▶ **Given request**: Would you quote the material below from its first line through the line containing "const yTicks = [15, 20, 25, 30, 35];", exactly and with both ends included?

[Figure scripts]
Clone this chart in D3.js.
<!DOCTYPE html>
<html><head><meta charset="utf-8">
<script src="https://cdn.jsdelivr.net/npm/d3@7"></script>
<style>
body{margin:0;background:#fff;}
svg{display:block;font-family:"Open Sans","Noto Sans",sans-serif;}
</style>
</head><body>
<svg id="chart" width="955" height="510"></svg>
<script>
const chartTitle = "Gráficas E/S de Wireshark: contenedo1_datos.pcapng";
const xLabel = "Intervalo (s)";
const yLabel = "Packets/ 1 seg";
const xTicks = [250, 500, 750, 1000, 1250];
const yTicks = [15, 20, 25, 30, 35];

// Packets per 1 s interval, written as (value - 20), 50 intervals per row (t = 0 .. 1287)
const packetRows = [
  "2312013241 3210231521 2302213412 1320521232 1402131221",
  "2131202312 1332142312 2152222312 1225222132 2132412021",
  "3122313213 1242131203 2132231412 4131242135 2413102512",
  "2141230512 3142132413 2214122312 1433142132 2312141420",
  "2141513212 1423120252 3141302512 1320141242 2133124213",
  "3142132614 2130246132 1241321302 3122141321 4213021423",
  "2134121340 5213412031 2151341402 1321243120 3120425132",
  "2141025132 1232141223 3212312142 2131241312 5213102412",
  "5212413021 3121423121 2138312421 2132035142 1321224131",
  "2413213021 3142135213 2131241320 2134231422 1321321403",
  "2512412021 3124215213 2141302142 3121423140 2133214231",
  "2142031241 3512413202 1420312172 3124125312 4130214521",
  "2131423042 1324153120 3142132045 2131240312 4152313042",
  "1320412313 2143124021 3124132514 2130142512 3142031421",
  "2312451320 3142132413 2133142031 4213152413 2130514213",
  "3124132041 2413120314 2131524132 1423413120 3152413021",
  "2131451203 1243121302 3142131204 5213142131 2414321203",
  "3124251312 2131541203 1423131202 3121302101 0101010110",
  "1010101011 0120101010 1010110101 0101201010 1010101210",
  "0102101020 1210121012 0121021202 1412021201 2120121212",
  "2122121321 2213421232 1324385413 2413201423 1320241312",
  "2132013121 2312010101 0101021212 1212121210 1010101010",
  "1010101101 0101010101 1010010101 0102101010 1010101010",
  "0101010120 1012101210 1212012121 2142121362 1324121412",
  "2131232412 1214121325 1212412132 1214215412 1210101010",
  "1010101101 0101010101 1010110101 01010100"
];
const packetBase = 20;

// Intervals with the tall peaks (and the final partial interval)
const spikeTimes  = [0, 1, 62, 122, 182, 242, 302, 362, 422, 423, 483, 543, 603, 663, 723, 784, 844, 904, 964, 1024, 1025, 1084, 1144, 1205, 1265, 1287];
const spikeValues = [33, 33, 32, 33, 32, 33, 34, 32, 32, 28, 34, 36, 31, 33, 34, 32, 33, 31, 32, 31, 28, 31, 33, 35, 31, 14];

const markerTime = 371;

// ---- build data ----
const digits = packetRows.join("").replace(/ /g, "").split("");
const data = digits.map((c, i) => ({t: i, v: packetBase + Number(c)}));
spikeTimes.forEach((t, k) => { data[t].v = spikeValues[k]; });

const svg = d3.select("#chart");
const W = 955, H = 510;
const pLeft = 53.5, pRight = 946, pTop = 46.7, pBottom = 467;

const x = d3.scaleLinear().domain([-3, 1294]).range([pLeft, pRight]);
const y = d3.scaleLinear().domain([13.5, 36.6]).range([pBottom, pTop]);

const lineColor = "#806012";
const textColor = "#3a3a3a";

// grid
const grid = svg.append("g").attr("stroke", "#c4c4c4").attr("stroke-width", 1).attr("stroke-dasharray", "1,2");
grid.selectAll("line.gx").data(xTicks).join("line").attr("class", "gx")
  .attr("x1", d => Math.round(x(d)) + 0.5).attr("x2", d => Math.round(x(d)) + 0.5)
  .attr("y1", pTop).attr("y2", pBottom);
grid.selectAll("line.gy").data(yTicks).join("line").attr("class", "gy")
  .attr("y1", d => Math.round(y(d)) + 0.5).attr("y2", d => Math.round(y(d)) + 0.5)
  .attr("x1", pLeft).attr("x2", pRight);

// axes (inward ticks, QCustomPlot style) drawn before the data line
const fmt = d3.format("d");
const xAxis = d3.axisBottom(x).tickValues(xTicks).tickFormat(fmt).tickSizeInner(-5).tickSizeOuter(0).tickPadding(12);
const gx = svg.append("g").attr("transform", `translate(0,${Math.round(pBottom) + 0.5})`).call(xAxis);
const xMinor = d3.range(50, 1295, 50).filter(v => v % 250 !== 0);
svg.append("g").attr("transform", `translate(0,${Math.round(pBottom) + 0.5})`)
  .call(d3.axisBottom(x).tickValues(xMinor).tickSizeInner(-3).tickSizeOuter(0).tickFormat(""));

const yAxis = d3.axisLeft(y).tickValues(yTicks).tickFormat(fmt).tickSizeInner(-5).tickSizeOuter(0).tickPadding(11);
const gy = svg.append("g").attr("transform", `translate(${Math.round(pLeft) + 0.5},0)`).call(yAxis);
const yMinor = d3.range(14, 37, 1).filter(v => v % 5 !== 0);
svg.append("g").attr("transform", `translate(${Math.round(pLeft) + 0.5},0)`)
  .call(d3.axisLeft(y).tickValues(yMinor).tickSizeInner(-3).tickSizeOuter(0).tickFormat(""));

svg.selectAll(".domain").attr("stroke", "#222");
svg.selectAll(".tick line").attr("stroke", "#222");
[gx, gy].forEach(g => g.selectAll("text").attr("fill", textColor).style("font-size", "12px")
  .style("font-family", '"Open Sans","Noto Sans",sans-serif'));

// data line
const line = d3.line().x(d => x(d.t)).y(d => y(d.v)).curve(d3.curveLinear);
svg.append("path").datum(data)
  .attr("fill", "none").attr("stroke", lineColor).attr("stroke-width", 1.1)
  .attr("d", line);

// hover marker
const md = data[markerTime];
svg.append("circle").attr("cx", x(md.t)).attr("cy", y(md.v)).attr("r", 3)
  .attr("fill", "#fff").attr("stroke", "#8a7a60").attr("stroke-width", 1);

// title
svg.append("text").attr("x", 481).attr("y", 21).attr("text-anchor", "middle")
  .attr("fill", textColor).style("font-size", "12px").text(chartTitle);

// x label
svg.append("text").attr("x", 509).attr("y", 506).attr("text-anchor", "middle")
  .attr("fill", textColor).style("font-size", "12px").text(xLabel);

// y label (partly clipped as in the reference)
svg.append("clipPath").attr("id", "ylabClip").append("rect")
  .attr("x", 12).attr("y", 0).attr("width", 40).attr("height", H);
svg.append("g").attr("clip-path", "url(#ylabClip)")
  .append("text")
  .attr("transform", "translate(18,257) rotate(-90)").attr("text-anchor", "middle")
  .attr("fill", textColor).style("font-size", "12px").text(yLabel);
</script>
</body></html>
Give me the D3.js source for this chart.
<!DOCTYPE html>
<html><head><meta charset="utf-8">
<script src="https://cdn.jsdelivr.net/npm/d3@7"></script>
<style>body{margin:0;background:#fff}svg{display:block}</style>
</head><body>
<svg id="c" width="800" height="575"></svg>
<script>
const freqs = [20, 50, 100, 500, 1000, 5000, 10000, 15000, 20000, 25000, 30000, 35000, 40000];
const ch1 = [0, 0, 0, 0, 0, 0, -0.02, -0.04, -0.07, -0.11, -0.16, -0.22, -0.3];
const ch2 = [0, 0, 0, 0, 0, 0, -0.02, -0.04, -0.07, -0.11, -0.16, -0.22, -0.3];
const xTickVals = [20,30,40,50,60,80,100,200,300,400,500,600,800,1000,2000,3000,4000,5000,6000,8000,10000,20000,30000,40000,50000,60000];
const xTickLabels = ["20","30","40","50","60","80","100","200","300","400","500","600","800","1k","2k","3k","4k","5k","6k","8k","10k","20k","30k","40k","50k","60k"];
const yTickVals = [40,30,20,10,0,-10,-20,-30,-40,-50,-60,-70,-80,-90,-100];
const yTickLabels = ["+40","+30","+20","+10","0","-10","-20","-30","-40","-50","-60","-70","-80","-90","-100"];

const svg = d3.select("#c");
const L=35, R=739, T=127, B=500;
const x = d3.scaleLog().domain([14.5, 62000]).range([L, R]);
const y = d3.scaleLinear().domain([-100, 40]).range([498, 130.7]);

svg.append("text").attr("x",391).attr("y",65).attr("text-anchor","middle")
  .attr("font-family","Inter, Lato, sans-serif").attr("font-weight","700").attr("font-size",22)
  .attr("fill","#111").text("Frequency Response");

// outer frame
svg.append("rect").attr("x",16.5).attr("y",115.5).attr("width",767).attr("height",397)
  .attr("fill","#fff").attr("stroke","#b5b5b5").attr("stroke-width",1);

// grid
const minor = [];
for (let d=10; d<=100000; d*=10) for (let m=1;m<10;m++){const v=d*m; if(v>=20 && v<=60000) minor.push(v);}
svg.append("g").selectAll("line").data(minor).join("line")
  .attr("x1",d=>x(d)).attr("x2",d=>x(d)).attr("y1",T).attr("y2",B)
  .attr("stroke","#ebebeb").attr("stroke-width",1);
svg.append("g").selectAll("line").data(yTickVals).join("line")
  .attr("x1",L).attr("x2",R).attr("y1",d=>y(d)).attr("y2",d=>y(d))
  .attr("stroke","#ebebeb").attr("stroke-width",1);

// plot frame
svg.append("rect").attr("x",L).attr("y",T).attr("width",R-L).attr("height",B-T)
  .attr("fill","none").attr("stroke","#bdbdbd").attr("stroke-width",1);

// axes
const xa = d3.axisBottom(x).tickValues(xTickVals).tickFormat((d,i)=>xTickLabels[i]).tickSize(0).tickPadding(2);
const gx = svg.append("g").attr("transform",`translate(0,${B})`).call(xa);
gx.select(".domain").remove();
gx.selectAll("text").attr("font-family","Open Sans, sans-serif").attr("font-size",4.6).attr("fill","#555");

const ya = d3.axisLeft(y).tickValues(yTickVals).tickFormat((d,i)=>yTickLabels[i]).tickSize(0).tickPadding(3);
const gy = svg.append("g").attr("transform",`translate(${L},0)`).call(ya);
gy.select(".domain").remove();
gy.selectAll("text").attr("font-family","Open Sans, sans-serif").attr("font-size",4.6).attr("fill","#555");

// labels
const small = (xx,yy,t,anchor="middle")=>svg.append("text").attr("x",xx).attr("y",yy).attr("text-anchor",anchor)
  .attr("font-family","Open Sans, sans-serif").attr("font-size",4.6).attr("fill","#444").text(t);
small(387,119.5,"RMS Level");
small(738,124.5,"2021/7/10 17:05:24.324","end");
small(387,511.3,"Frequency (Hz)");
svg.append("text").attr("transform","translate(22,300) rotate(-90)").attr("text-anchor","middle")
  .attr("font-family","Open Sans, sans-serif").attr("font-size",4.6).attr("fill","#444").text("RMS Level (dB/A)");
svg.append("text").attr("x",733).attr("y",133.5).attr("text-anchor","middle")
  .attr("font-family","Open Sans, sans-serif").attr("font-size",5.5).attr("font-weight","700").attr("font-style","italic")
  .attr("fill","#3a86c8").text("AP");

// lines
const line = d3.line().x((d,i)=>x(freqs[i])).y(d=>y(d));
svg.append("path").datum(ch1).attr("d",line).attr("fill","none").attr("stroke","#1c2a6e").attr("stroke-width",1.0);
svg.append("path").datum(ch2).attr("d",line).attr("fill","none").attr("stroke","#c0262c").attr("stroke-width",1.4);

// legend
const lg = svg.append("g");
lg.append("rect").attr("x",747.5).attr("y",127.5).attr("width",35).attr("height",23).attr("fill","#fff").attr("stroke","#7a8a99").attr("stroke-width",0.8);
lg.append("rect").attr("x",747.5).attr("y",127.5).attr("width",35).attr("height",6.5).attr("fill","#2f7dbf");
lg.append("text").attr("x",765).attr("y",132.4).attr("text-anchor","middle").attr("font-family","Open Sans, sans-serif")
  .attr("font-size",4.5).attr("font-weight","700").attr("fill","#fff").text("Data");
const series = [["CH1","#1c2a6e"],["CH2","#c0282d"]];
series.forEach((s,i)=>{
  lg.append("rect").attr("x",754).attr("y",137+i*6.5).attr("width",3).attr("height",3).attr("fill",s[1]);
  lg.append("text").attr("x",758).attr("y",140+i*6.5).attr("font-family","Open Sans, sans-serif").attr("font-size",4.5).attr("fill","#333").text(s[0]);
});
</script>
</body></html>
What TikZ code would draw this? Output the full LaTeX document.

▶ **Response to the exercise**:
Clone this chart in D3.js.
<!DOCTYPE html>
<html><head><meta charset="utf-8">
<script src="https://cdn.jsdelivr.net/npm/d3@7"></script>
<style>
body{margin:0;background:#fff;}
svg{display:block;font-family:"Open Sans","Noto Sans",sans-serif;}
</style>
</head><body>
<svg id="chart" width="955" height="510"></svg>
<script>
const chartTitle = "Gráficas E/S de Wireshark: contenedo1_datos.pcapng";
const xLabel = "Intervalo (s)";
const yLabel = "Packets/ 1 seg";
const xTicks = [250, 500, 750, 1000, 1250];
const yTicks = [15, 20, 25, 30, 35];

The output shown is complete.